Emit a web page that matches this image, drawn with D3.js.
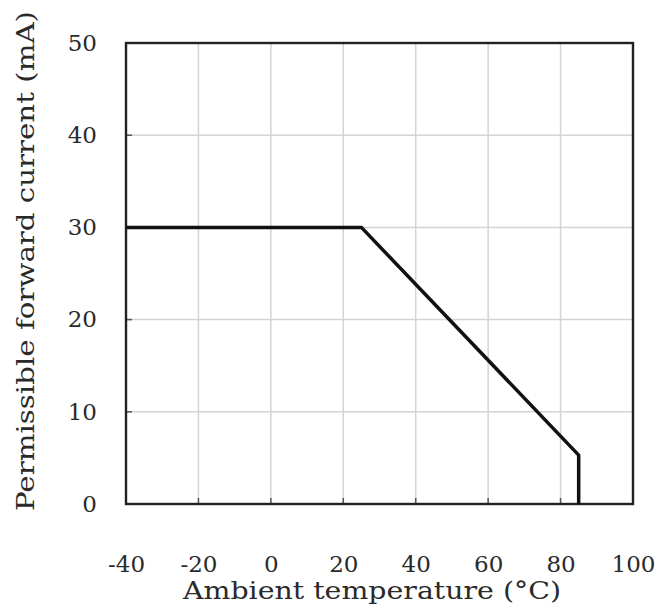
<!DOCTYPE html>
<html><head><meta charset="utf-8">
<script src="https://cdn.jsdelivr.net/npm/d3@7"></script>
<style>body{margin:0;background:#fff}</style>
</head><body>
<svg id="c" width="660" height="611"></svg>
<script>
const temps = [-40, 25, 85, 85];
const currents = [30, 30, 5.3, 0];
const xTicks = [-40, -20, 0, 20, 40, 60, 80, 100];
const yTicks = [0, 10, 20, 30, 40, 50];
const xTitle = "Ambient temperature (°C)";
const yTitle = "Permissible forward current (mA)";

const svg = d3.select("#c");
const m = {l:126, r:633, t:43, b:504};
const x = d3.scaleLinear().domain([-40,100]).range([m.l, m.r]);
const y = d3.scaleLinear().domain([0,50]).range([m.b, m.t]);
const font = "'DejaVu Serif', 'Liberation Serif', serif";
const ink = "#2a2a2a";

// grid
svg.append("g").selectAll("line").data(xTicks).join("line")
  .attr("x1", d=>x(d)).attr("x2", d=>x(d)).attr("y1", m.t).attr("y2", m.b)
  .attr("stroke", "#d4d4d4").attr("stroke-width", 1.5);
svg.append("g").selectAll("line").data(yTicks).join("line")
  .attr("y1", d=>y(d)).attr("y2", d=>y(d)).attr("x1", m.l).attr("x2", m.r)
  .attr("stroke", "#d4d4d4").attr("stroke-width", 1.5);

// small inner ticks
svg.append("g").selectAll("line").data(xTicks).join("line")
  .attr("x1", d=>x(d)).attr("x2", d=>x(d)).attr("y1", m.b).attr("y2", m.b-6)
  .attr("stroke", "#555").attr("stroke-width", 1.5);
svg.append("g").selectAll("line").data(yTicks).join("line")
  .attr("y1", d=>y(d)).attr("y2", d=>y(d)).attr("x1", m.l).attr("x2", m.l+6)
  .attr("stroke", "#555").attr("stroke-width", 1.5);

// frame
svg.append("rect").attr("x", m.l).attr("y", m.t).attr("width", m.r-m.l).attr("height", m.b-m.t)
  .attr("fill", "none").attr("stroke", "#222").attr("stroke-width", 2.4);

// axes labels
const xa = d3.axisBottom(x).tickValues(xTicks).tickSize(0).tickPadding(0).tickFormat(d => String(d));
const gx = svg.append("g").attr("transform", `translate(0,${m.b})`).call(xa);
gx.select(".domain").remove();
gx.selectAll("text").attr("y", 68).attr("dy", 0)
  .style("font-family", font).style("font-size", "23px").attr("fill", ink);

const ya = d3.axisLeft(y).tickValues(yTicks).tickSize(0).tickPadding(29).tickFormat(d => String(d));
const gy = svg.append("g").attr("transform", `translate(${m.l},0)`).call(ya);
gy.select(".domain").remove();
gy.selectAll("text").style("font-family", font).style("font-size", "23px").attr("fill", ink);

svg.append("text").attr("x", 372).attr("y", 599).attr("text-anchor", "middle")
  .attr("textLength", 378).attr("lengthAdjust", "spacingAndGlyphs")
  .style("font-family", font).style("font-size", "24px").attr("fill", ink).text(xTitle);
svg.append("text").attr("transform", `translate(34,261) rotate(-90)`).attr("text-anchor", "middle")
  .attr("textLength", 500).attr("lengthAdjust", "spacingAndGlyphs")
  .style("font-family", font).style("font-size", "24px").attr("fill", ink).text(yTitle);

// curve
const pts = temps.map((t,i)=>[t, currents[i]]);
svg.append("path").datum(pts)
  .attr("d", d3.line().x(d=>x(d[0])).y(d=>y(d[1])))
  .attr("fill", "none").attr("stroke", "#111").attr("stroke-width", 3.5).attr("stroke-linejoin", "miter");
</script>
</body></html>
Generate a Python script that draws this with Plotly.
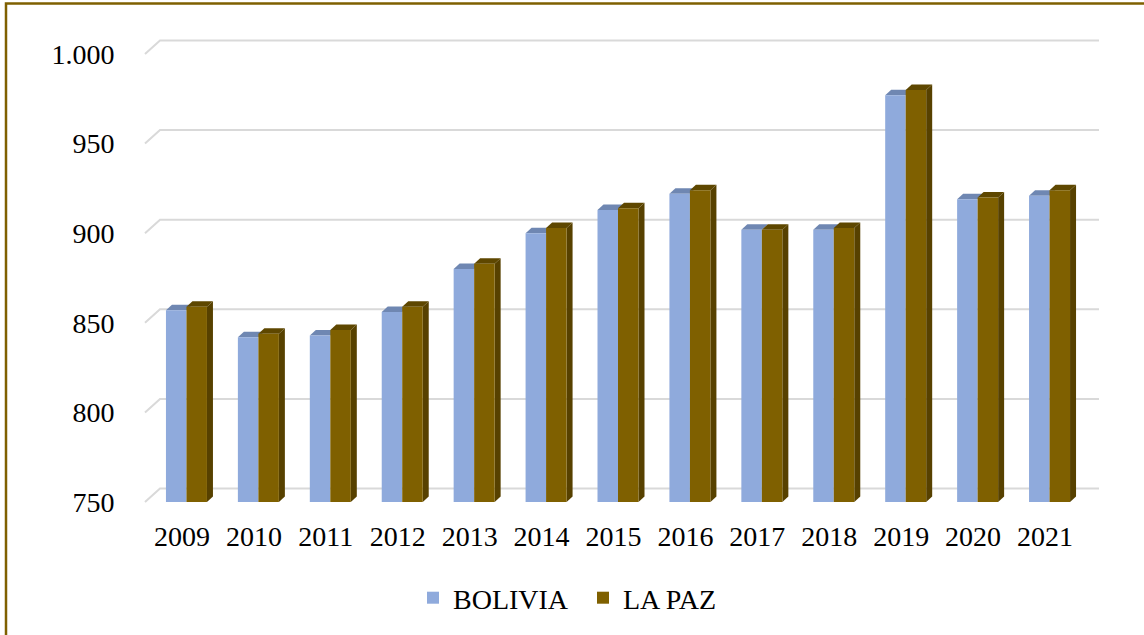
==
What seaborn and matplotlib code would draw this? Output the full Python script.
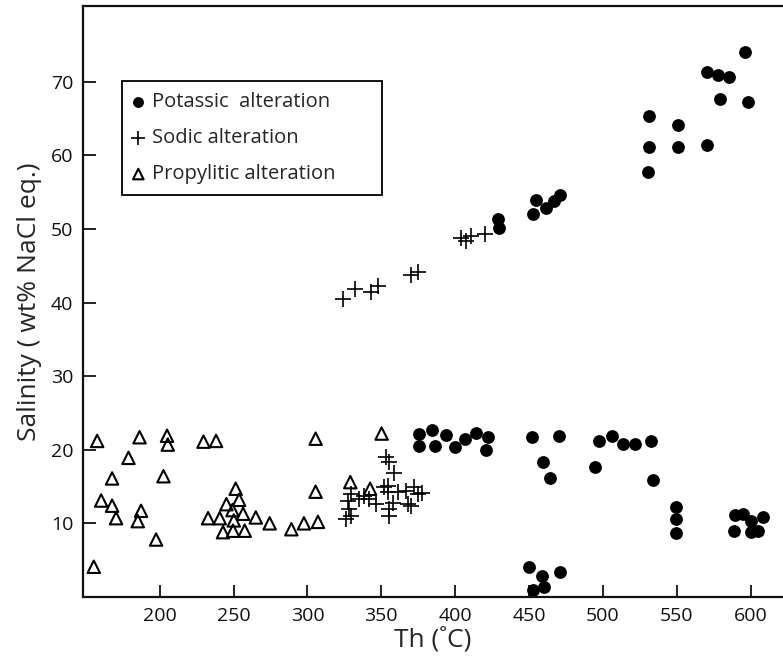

** Task requirements **
Copy out every line of the data that includes the word "Python".

** Expected answer **
Generate a Python script that draws this with Plotly.
What seaborn and matplotlib code would draw this? Output the full Python script.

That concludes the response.